Day Two, Session Two

Language Models and Transformers

Mark Andrews

The language modelling task

  • A language model assigns a probability to a sequence of tokens.
  • The training objective is next-token prediction: given tokens so far, predict the next one.

\[p(x_{t+1} \mid x_1, x_2, \ldots, x_t)\]

  • Training minimises cross-entropy between the predicted distribution and the true next token.
  • This single objective is sufficient to learn rich representations of language.

Tokenisation

  • Text must be converted to integers before a model can process it.
  • Character-level: each character maps to one integer; simple, small vocabulary (~60–70 tokens).
  • Subword (e.g. BPE): common sequences of characters become single tokens; reduces sequence length.
  • For this session we use character-level tokenisation — no external library needed.

Embeddings and positional encoding

  • An embedding layer maps each integer token to a dense vector: nn.Embedding(vocab_size, embed_dim).
  • The embedding vectors are learned parameters.
  • A transformer processes all tokens simultaneously — it has no inherent notion of order.
  • A second embedding indexed by position is added to inject positional information.

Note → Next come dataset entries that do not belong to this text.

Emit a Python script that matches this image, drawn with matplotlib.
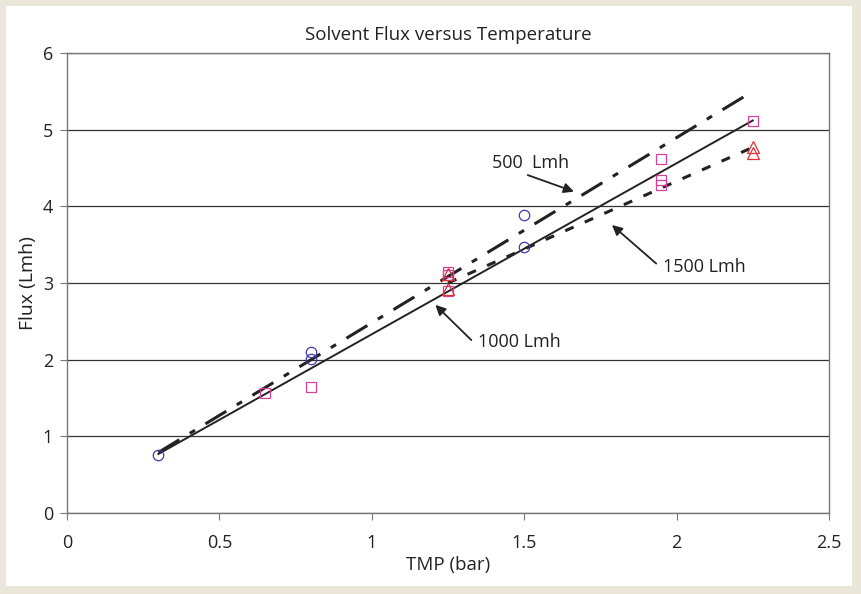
import numpy as np
import matplotlib
matplotlib.use("Agg")
from matplotlib import pyplot as plt
from matplotlib.patches import Rectangle

plt.rcParams['font.family'] = ['Open Sans', 'DejaVu Sans']

# measured points
tmp_500 = [0.3, 0.8, 0.8, 1.5, 1.5]
flux_500 = [0.76, 2.10, 2.01, 3.89, 3.47]
tmp_1000 = [0.65, 0.8, 1.25, 1.25, 1.25, 1.95, 1.95, 1.95, 2.25]
flux_1000 = [1.57, 1.64, 3.14, 3.10, 2.90, 4.62, 4.34, 4.28, 5.11]
tmp_1500 = [1.25, 1.25, 2.25, 2.25]
flux_1500 = [3.12, 2.92, 4.78, 4.69]

# trend lines (end points)
fit_500_x = [0.3, 2.25]
fit_500_y = [0.79, 5.50]
fit_1000_x = [0.3, 2.25]
fit_1000_y = [0.77, 5.12]
fit_1500_x = [1.25, 2.25]
fit_1500_y = [3.00, 4.77]

fig = plt.figure(figsize=(8.61, 5.94), dpi=100)
fig.patch.set_facecolor('#ebe6da')
fig.patches.append(Rectangle((6/861, 8/594), 846/861, 580/594, transform=fig.transFigure,
                             facecolor='white', edgecolor='none', zorder=-10))

ax = fig.add_axes([67/861, 81/594, 762/861, 460/594])
ax.set_facecolor('white')

ax.plot(fit_500_x, fit_500_y, color='#222222', lw=2.2, dashes=[8, 4, 2, 4], zorder=3)
ax.plot(fit_1000_x, fit_1000_y, color='#222222', lw=1.4, zorder=3)
ax.plot(fit_1500_x, fit_1500_y, color='#222222', lw=2.2, dashes=[3, 4], zorder=3)

ax.plot(tmp_500, flux_500, 'o', mfc='none', mec='#3d3da8', ms=7.5, mew=0.9, zorder=4)
ax.plot(tmp_1000, flux_1000, 's', mfc='none', mec='#d6409a', ms=7, mew=0.9, zorder=4)
ax.plot(tmp_1500, flux_1500, '^', mfc='none', mec='#e0303a', ms=8, mew=0.9, zorder=4)

arrow = dict(arrowstyle='-|>', color='#222222', lw=1.3, mutation_scale=15)
ax.text(1.394, 4.56, '500  Lmh', fontsize=13, va='center', ha='left', color='#222222')
ax.annotate('', xy=(1.672, 4.18), xytext=(1.503, 4.42), arrowprops=arrow)
ax.text(1.954, 3.21, '1500 Lmh', fontsize=13, va='center', ha='left', color='#222222')
ax.annotate('', xy=(1.781, 3.78), xytext=(1.94, 3.23), arrowprops=arrow)
ax.text(1.349, 2.225, '1000 Lmh', fontsize=13, va='center', ha='left', color='#222222')
ax.annotate('', xy=(1.202, 2.74), xytext=(1.333, 2.23), arrowprops=arrow)

ax.set_xlim(0, 2.5)
ax.set_ylim(0, 6)
ax.set_xticks([0, 0.5, 1, 1.5, 2, 2.5])
ax.set_xticklabels(['0', '0.5', '1', '1.5', '2', '2.5'])
ax.set_yticks(range(7))
ax.yaxis.grid(True, color='#333333', lw=0.9)
ax.set_axisbelow(True)
for s in ax.spines.values():
    s.set_color('#777777')
    s.set_linewidth(1.0)
ax.tick_params(axis='both', direction='out', length=5, color='#777777', labelsize=13,
               labelcolor='#222222')
ax.tick_params(axis='x', pad=10)
ax.tick_params(axis='y', pad=5)

ax.set_title('Solvent Flux versus Temperature', fontsize=13.5, color='#222222', pad=9)
ax.set_xlabel('TMP (bar)', fontsize=13.5, color='#222222', labelpad=3)
ax.set_ylabel('Flux (Lmh)', fontsize=14, color='#222222', labelpad=4)

fig.savefig('out.png', dpi=100, facecolor=fig.get_facecolor())
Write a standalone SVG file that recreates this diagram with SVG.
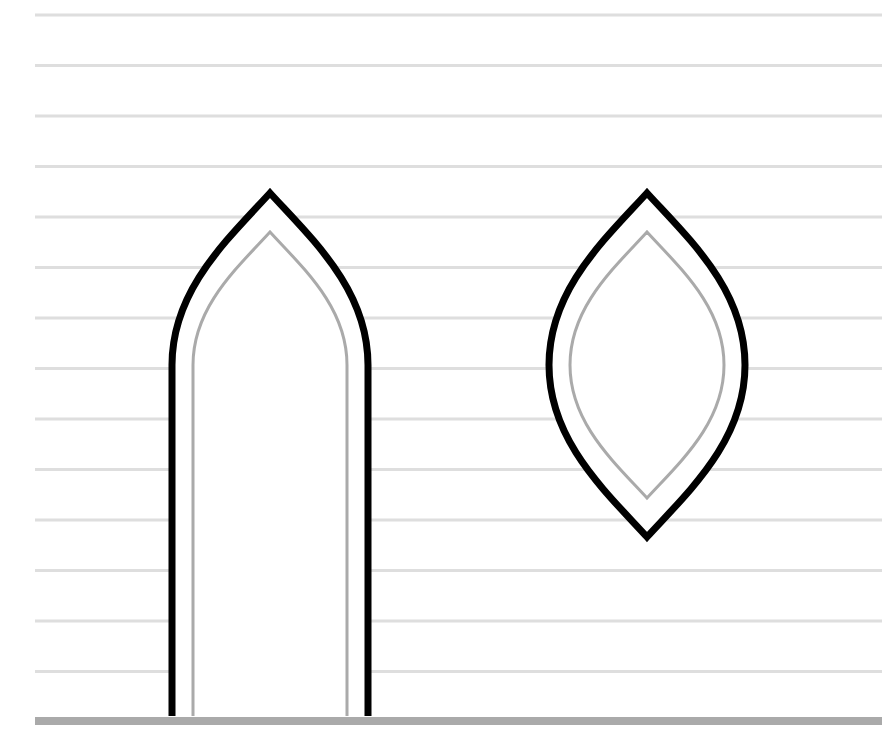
<svg xmlns="http://www.w3.org/2000/svg" width="882" height="731" viewBox="0 0 882 731">
<style>
.rule{stroke:#dedede;stroke-width:3;fill:none}
.base{stroke:#aaaaaa;stroke-width:8;fill:none}
.outer{stroke:#000;stroke-width:7;fill:none;stroke-linejoin:miter;stroke-miterlimit:20}
.inner{stroke:#aaaaaa;stroke-width:3;fill:none;stroke-linejoin:miter;stroke-miterlimit:20}
.fill{fill:#fff;stroke:none}
</style>
<rect width="882" height="731" fill="#fff"/>
<g id="rules">
<line class="rule" x1="35" y1="15" x2="882" y2="15"/>
<line class="rule" x1="35" y1="65.5" x2="882" y2="65.5"/>
<line class="rule" x1="35" y1="116" x2="882" y2="116"/>
<line class="rule" x1="35" y1="166.5" x2="882" y2="166.5"/>
<line class="rule" x1="35" y1="217" x2="882" y2="217"/>
<line class="rule" x1="35" y1="267.5" x2="882" y2="267.5"/>
<line class="rule" x1="35" y1="318" x2="882" y2="318"/>
<line class="rule" x1="35" y1="368.5" x2="882" y2="368.5"/>
<line class="rule" x1="35" y1="419" x2="882" y2="419"/>
<line class="rule" x1="35" y1="469.5" x2="882" y2="469.5"/>
<line class="rule" x1="35" y1="520" x2="882" y2="520"/>
<line class="rule" x1="35" y1="570.5" x2="882" y2="570.5"/>
<line class="rule" x1="35" y1="621" x2="882" y2="621"/>
<line class="rule" x1="35" y1="671.5" x2="882" y2="671.5"/>
</g>
<g id="arch">
<path class="fill" d="M172,717 L172,365 C172,290 227,240 270,193 C313,240 368,290 368,365 L368,717 Z"/>
<path class="outer" d="M172,716 L172,365 C172,290 227,240 270,193 C313,240 368,290 368,365 L368,716"/>
<path class="inner" d="M193,716 L193,365 C193,307 237,268 270,232 C303,268 347,307 347,365 L347,716"/>
</g>
<g id="lens">
<path class="fill" d="M647,193 C690,240 745,290 745,365 C745,440 690,490 647,537 C604,490 549,440 549,365 C549,290 604,240 647,193 Z"/>
<path class="outer" d="M647,193 C690,240 745,290 745,365 C745,440 690,490 647,537 C604,490 549,440 549,365 C549,290 604,240 647,193 Z"/>
<path class="inner" d="M647,232 C680,268 724,307 724,365 C724,423 680,462 647,498 C614,462 570,423 570,365 C570,307 614,268 647,232 Z"/>
</g>
<g id="baseline">
<line class="base" x1="35" y1="721" x2="882" y2="721"/>
</g>
</svg>
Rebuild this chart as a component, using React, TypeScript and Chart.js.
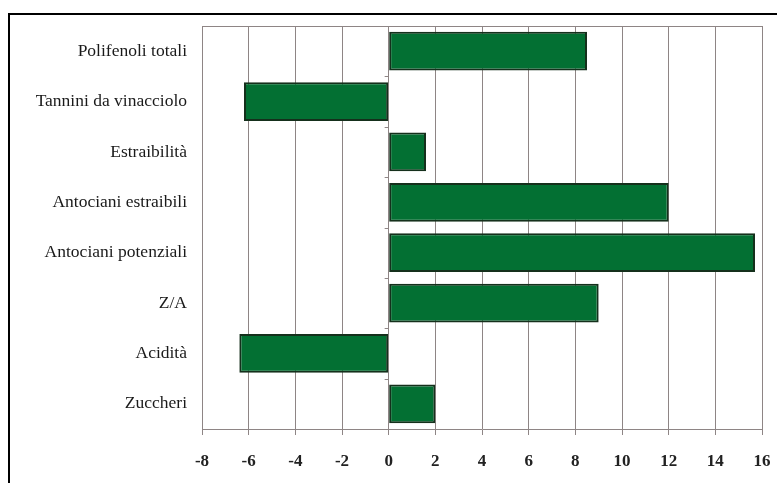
import React, { useEffect, useRef } from "react";
import { Chart, registerables } from "chart.js";

Chart.register(...registerables);

const categories = [
  "Polifenoli totali",
  "Tannini da vinacciolo",
  "Estraibilità",
  "Antociani estraibili",
  "Antociani potenziali",
  "Z/A",
  "Acidità",
  "Zuccheri",
];
const values = [8.5, -6.2, 1.6, 12, 15.7, 9, -6.4, 2];
const xMin = -8;
const xMax = 16;
const xStep = 2;

const frameAndTicks = {
  id: "frameAndTicks",
  afterDraw(chart: any) {
    const { ctx, chartArea } = chart;
    const x = chart.scales.x;
    const y = chart.scales.y;
    ctx.save();
    ctx.strokeStyle = "#8e8585";
    ctx.lineWidth = 1;
    ctx.beginPath();
    ctx.moveTo(chartArea.left, chartArea.top + 0.5);
    ctx.lineTo(chartArea.right, chartArea.top + 0.5);
    ctx.stroke();
    const x0 = x.getPixelForValue(0);
    const n = categories.length;
    for (let i = 1; i < n; i++) {
      const yy = (y.getPixelForValue(i - 1) + y.getPixelForValue(i)) / 2;
      ctx.beginPath();
      ctx.moveTo(x0 - 4, Math.round(yy) + 0.5);
      ctx.lineTo(x0, Math.round(yy) + 0.5);
      ctx.stroke();
    }
    ctx.restore();
  },
};

export default function App() {
  const ref = useRef<HTMLCanvasElement | null>(null);
  useEffect(() => {
    if (!ref.current) return;
    const chart = new Chart(ref.current, {
      type: "bar",
      data: {
        labels: categories,
        datasets: [
          {
            data: values,
            backgroundColor: "#037033",
            borderColor: "#15301c",
            borderWidth: 2,
            borderSkipped: false,
            barPercentage: 0.77,
            categoryPercentage: 1,
          },
        ],
      },
      options: {
        indexAxis: "y",
        animation: false,
        responsive: false,
        maintainAspectRatio: false,
        layout: { padding: { top: 26, right: 15, left: 0, bottom: 0 } },
        plugins: { legend: { display: false }, tooltip: { enabled: false } },
        scales: {
          x: {
            type: "linear",
            min: xMin,
            max: xMax,
            ticks: {
              stepSize: xStep,
              padding: 16,
              color: "#222",
              font: { family: "Liberation Serif", size: 17, weight: "bold" },
            },
            grid: {
              color: "#8e8585",
              lineWidth: 1,
              drawTicks: true,
              tickLength: 6,
              tickColor: "#8e8585",
            },
            border: { color: "#8e8585", width: 1 },
            afterFit(scale: any) {
              scale.height = 54;
              scale.paddingLeft = 0;
              scale.paddingRight = 0;
            },
          },
          y: {
            type: "category",
            ticks: {
              padding: 15,
              color: "#1a1a1a",
              font: { family: "Liberation Serif", size: 17.5 },
            },
            grid: { display: false, drawTicks: false },
            border: { display: false },
            afterFit(scale: any) {
              scale.width = 202;
              scale.paddingTop = 0;
              scale.paddingBottom = 0;
            },
          },
        },
      },
      plugins: [frameAndTicks],
    });
    return () => chart.destroy();
  }, []);

  return (
    <div style={{ position: "fixed", left: 0, top: 0, width: 777, height: 483, background: "#fff" }}>
      <div
        style={{
          position: "absolute",
          left: 8,
          top: 13,
          width: 769,
          height: 470,
          borderLeft: "2px solid #000",
          borderTop: "2px solid #000",
          boxSizing: "border-box",
        }}
      />
      <canvas ref={ref} width={777} height={483} style={{ position: "absolute", left: 0, top: 0 }} />
    </div>
  );
}
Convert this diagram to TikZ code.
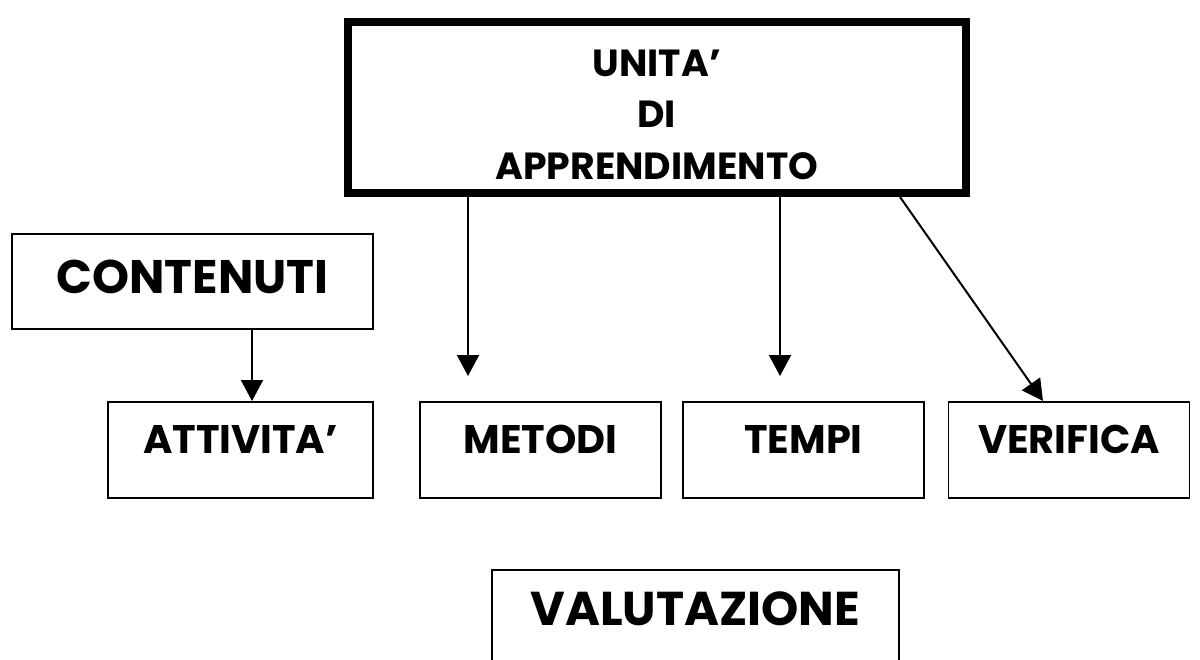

\[x_t = \text{tok_emb}(t) + \text{pos_emb}(t)\]

The problem that attention solves

  • In a sequence, each token’s meaning depends on its context.
  • “Bank” means different things in “river bank” and “bank account”.
  • Recurrent networks process tokens one at a time; this limits parallelism and struggles with long-range dependencies.
  • Attention lets every token directly aggregate information from any other position in the sequence.

Scaled dot-product attention

For \(T\) tokens packed into matrices \(Q, K, V \in \mathbb{R}^{T \times d_k}\):

\[\text{Attention}(Q, K, V) = \text{softmax}\!\left(\frac{QK^T}{\sqrt{d_k}}\right)V\]

  • Each row of \(Q\) is a query — what this position is looking for.
  • Each row of \(K\) is a key — what this position has to offer.
  • Each row of \(V\) is the value — what is aggregated if selected.
  • The query–key dot product measures compatibility; softmax turns scores into weights.

Why divide by \(\sqrt{d_k}\)?

  • For large \(d_k\), dot products grow large in magnitude.
  • This pushes the softmax into regions of near-zero gradient — the distribution becomes a near one-hot vector.
  • Dividing by \(\sqrt{d_k}\) keeps scores on a scale where the softmax gradient remains healthy and training is stable.

Causal masking

  • In language modelling, position \(t\) must not attend to positions \(> t\).
  • Without masking, the model could read the answer directly during training — it would learn nothing useful.
  • The causal mask sets future entries in the score matrix to \(-\infty\) before the softmax.
  • After softmax, \(-\infty \to 0\): those positions receive no weight.

Multi-head attention

Single-head attention computes one context vector per position. Multi-head attention runs \(H\) attention operations in parallel, each in a subspace of dimension \(d_k = C / H\):

\[\text{MultiHead}(Q, K, V) = \text{Concat}(\text{head}_1, \ldots, \text{head}_H)\,W^O\]

  • Each head uses its own learned Q, K, V projection matrices.
  • Different heads can attend to different kinds of relationship simultaneously.
  • Outputs are concatenated and projected back to the original dimension \(C\).

The transformer block

Each block applies, in order:

  1. Multi-head self-attention
  2. Residual connection and layer normalisation: \(x \leftarrow \text{LayerNorm}(x + \text{attn}(x))\)
  3. Feedforward sublayer: two linear layers with ReLU between
  4. Another residual connection and layer normalisation

Residual connections allow gradients to flow back through many blocks without vanishing, making deep transformers trainable.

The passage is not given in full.